===== GIVEN DATA =====

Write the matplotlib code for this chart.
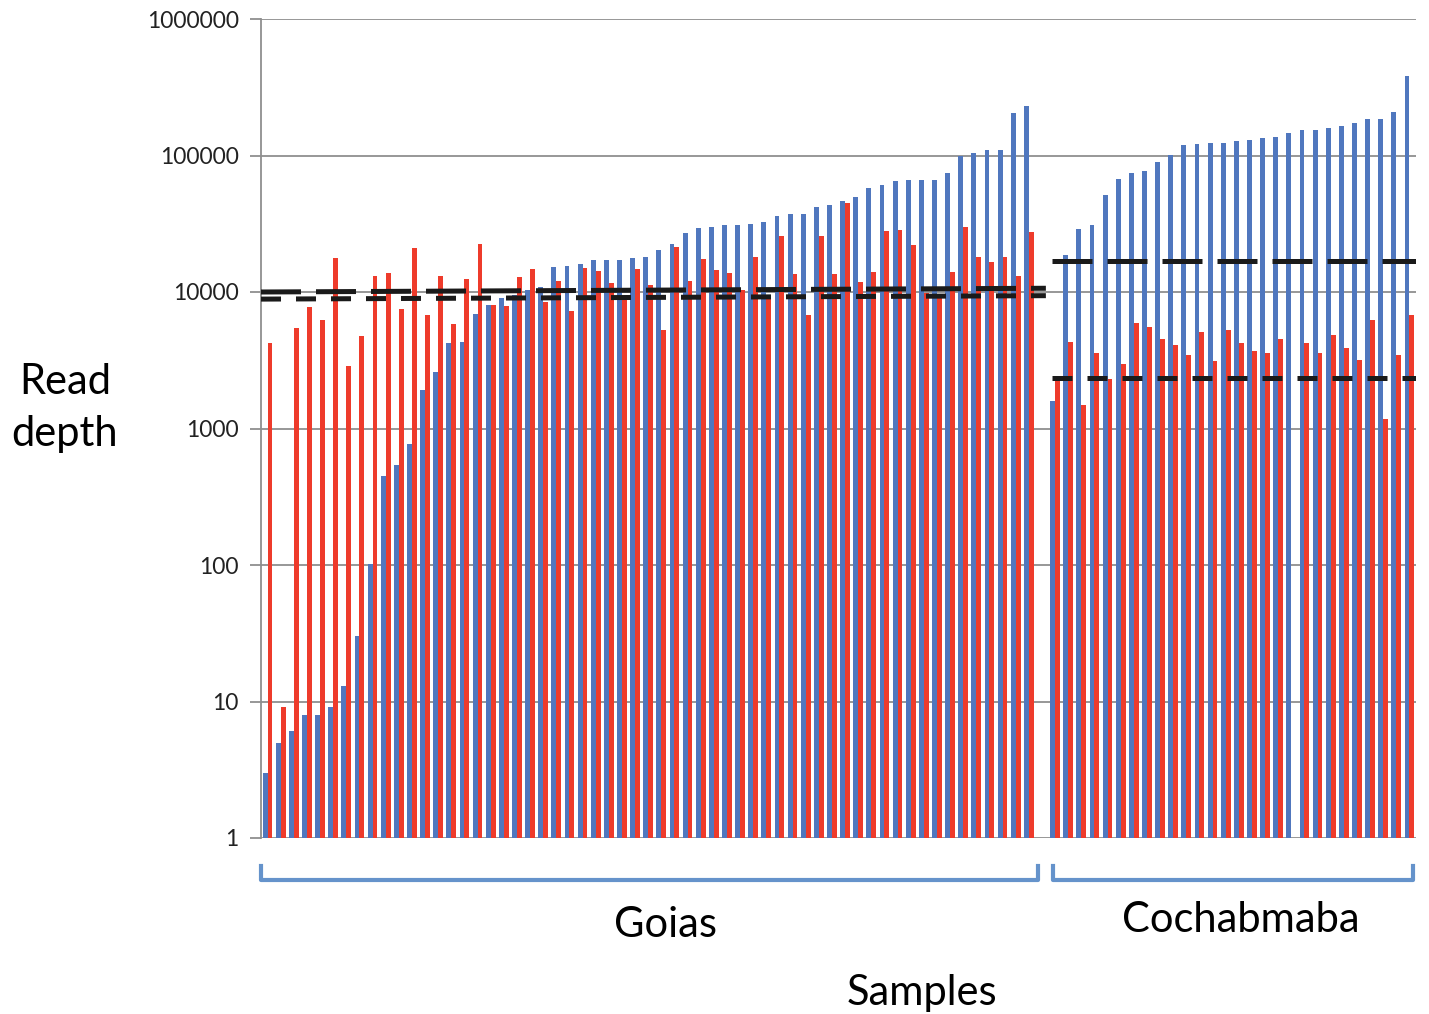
import numpy as np
import matplotlib.pyplot as plt
import matplotlib.transforms as mtransforms

# lecturas (read depth) por muestra, ordenadas como en la figura
goias_azul = [3.0, 5.0, 6.1, 8.0, 8.0, 9.1, 13, 30, 101, 450,
              540, 770, 1920, 2580, 4250, 4300, 6900, 8000, 9000, 9500,
              10300, 10900, 15200, 15500, 16100, 17100, 17300, 17300, 17700, 18000,
              20200, 22600, 27200, 29400, 29900, 31100, 31100, 31500, 32500, 36000,
              37000, 37400, 42300, 43100, 46100, 49300, 58000, 61300, 65300, 66000,
              66000, 66700, 74600, 99400, 104000, 109000, 109000, 206000, 231000]
goias_rojo = [4250, 9.1, 5450, 7700, 6220, 17600, 2890, 4800, 13000, 13700,
              7500, 21000, 6740, 13000, 5840, 12500, 22300, 8080, 7900, 12900,
              14700, 8500, 12000, 7230, 15100, 14200, 11700, 9000, 14700, 11200,
              5250, 21400, 12000, 17500, 14400, 13800, 10400, 18200, 9460, 25700,
              13500, 6740, 25700, 13500, 45100, 11800, 14000, 27900, 28400, 22200,
              9800, 9200, 14000, 30100, 18200, 16500, 18200, 13100, 27500]
cocha_azul = [1590, 18600, 29100, 31200, 51500, 67800, 74600, 77200, 89400, 100900,
              118800, 121900, 124000, 124000, 127300, 130700, 134000, 137600, 147400, 152600,
              154000, 158000, 163500, 172000, 186000, 186000, 208000, 381000]
cocha_rojo = [2230, 4330, 1490, 3550, 2290, 2990, 5920, 5520, 4490, 4110,
              3460, 5110, 3100, 5240, 4220, 3700, 3580, 4520, np.nan, 4220,
              3550, 4810, 3870, 3200, 6220, 1170, 3460, 6730]

# lineas de referencia (inicio, fin)
goias_sup = [10000, 10650]
goias_inf = [8870, 9400]
cocha_sup = [16900, 16900]
cocha_inf = [2340, 2340]

yticks = [1, 10, 100, 1000, 10000, 100000, 1000000]

azul = '#5077BE'
rojo = '#EE3B2B'
gris = '#8f8f8f'
corchete = '#6593CB'

fig = plt.figure(figsize=(14.29, 10.14), dpi=100)
ax = fig.add_axes([261 / 1429, 1 - 838 / 1014, (1416 - 261) / 1429, (838 - 19) / 1014])

n_g = len(goias_azul)
x_g = np.arange(n_g)
x_c = np.arange(len(cocha_azul)) + n_g + 1
w = 0.37
ax.bar(x_g - w / 2, goias_azul, width=w, color=azul, log=True, zorder=2)
ax.bar(x_g + w / 2, goias_rojo, width=w, color=rojo, log=True, zorder=2)
ax.bar(x_c - w / 2, cocha_azul, width=w, color=azul, log=True, zorder=2)
ax.bar(x_c + w / 2, cocha_rojo, width=w, color=rojo, log=True, zorder=2)

lw = 3.6
ax.plot([-0.5, n_g + 0.3], goias_sup, color='#1a1a1a', lw=lw, dashes=(8, 3), zorder=3)
ax.plot([-0.5, n_g + 0.3], goias_inf, color='#1a1a1a', lw=lw, dashes=(4, 3), zorder=3)
ax.plot([x_c[0] - 0.2, x_c[-1] + 0.5], cocha_sup, color='#1a1a1a', lw=lw, dashes=(8, 3), zorder=3)
ax.plot([x_c[0] - 0.2, x_c[-1] + 0.5], cocha_inf, color='#1a1a1a', lw=lw, dashes=(4, 3), zorder=3)

ax.set_xlim(-0.5, x_c[-1] + 0.5)
ax.set_ylim(1, 1000000)
ax.set_yticks(yticks)
ax.set_yticklabels([str(v) for v in yticks], fontsize=16.5, family='Lato', color='#222222')
ax.minorticks_off()
ax.yaxis.grid(True, color=gris, lw=1.3, zorder=0)
ax.set_xticks([])
ax.tick_params(axis='y', length=8, width=1.3, color=gris, pad=8)
for s in ['top', 'right', 'bottom']:
    ax.spines[s].set_visible(False)
ax.spines['left'].set_color(gris)
ax.spines['left'].set_linewidth(1.3)

# corchetes de grupos
tr = mtransforms.blended_transform_factory(ax.transData, fig.transFigure)
y_top, y_bot = 1 - 866 / 1014, 1 - 880 / 1014
for a, b in [(-0.5, n_g - 0.3), (x_c[0] - 0.15, x_c[-1] + 0.25)]:
    ax.plot([a, a, b, b], [y_top, y_bot, y_bot, y_top], transform=tr,
            color=corchete, lw=3, clip_on=False, solid_joinstyle='round')

fig.text(666 / 1429, 1 - 925 / 1014, 'Goias', fontsize=30, family='Lato', ha='center', va='center')
fig.text(1241 / 1429, 1 - 920 / 1014, 'Cochabmaba', fontsize=30, family='Lato', ha='center', va='center')
fig.text(922 / 1429, 1 - 993 / 1014, 'Samples', fontsize=30, family='Lato', ha='center', va='center')
fig.text(65 / 1429, 1 - 408 / 1014, 'Read\ndepth', fontsize=30, family='Lato', ha='center', va='center',
         linespacing=1.45)

fig.savefig('out.png', dpi=100)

=====

Give back every line exactly as it stands, pictures excluded.

# EXERCISE RESULT
Write the matplotlib code for this chart.
import numpy as np
import matplotlib.pyplot as plt
import matplotlib.transforms as mtransforms

# lecturas (read depth) por muestra, ordenadas como en la figura
goias_azul = [3.0, 5.0, 6.1, 8.0, 8.0, 9.1, 13, 30, 101, 450,
              540, 770, 1920, 2580, 4250, 4300, 6900, 8000, 9000, 9500,
              10300, 10900, 15200, 15500, 16100, 17100, 17300, 17300, 17700, 18000,
              20200, 22600, 27200, 29400, 29900, 31100, 31100, 31500, 32500, 36000,
              37000, 37400, 42300, 43100, 46100, 49300, 58000, 61300, 65300, 66000,
              66000, 66700, 74600, 99400, 104000, 109000, 109000, 206000, 231000]
goias_rojo = [4250, 9.1, 5450, 7700, 6220, 17600, 2890, 4800, 13000, 13700,
              7500, 21000, 6740, 13000, 5840, 12500, 22300, 8080, 7900, 12900,
              14700, 8500, 12000, 7230, 15100, 14200, 11700, 9000, 14700, 11200,
              5250, 21400, 12000, 17500, 14400, 13800, 10400, 18200, 9460, 25700,
              13500, 6740, 25700, 13500, 45100, 11800, 14000, 27900, 28400, 22200,
              9800, 9200, 14000, 30100, 18200, 16500, 18200, 13100, 27500]
cocha_azul = [1590, 18600, 29100, 31200, 51500, 67800, 74600, 77200, 89400, 100900,
              118800, 121900, 124000, 124000, 127300, 130700, 134000, 137600, 147400, 152600,
              154000, 158000, 163500, 172000, 186000, 186000, 208000, 381000]
cocha_rojo = [2230, 4330, 1490, 3550, 2290, 2990, 5920, 5520, 4490, 4110,
              3460, 5110, 3100, 5240, 4220, 3700, 3580, 4520, np.nan, 4220,
              3550, 4810, 3870, 3200, 6220, 1170, 3460, 6730]

# lineas de referencia (inicio, fin)
goias_sup = [10000, 10650]
goias_inf = [8870, 9400]
cocha_sup = [16900, 16900]
cocha_inf = [2340, 2340]

yticks = [1, 10, 100, 1000, 10000, 100000, 1000000]

azul = '#5077BE'
rojo = '#EE3B2B'
gris = '#8f8f8f'
corchete = '#6593CB'

fig = plt.figure(figsize=(14.29, 10.14), dpi=100)
ax = fig.add_axes([261 / 1429, 1 - 838 / 1014, (1416 - 261) / 1429, (838 - 19) / 1014])

n_g = len(goias_azul)
x_g = np.arange(n_g)
x_c = np.arange(len(cocha_azul)) + n_g + 1
w = 0.37
ax.bar(x_g - w / 2, goias_azul, width=w, color=azul, log=True, zorder=2)
ax.bar(x_g + w / 2, goias_rojo, width=w, color=rojo, log=True, zorder=2)
ax.bar(x_c - w / 2, cocha_azul, width=w, color=azul, log=True, zorder=2)
ax.bar(x_c + w / 2, cocha_rojo, width=w, color=rojo, log=True, zorder=2)

lw = 3.6
ax.plot([-0.5, n_g + 0.3], goias_sup, color='#1a1a1a', lw=lw, dashes=(8, 3), zorder=3)
ax.plot([-0.5, n_g + 0.3], goias_inf, color='#1a1a1a', lw=lw, dashes=(4, 3), zorder=3)
ax.plot([x_c[0] - 0.2, x_c[-1] + 0.5], cocha_sup, color='#1a1a1a', lw=lw, dashes=(8, 3), zorder=3)
ax.plot([x_c[0] - 0.2, x_c[-1] + 0.5], cocha_inf, color='#1a1a1a', lw=lw, dashes=(4, 3), zorder=3)

ax.set_xlim(-0.5, x_c[-1] + 0.5)
ax.set_ylim(1, 1000000)
ax.set_yticks(yticks)
ax.set_yticklabels([str(v) for v in yticks], fontsize=16.5, family='Lato', color='#222222')
ax.minorticks_off()
ax.yaxis.grid(True, color=gris, lw=1.3, zorder=0)
ax.set_xticks([])
ax.tick_params(axis='y', length=8, width=1.3, color=gris, pad=8)
for s in ['top', 'right', 'bottom']:
    ax.spines[s].set_visible(False)
ax.spines['left'].set_color(gris)
ax.spines['left'].set_linewidth(1.3)

# corchetes de grupos
tr = mtransforms.blended_transform_factory(ax.transData, fig.transFigure)
y_top, y_bot = 1 - 866 / 1014, 1 - 880 / 1014
for a, b in [(-0.5, n_g - 0.3), (x_c[0] - 0.15, x_c[-1] + 0.25)]:
    ax.plot([a, a, b, b], [y_top, y_bot, y_bot, y_top], transform=tr,
            color=corchete, lw=3, clip_on=False, solid_joinstyle='round')

fig.text(666 / 1429, 1 - 925 / 1014, 'Goias', fontsize=30, family='Lato', ha='center', va='center')
fig.text(1241 / 1429, 1 - 920 / 1014, 'Cochabmaba', fontsize=30, family='Lato', ha='center', va='center')
fig.text(922 / 1429, 1 - 993 / 1014, 'Samples', fontsize=30, family='Lato', ha='center', va='center')
fig.text(65 / 1429, 1 - 408 / 1014, 'Read\ndepth', fontsize=30, family='Lato', ha='center', va='center',
         linespacing=1.45)

fig.savefig('out.png', dpi=100)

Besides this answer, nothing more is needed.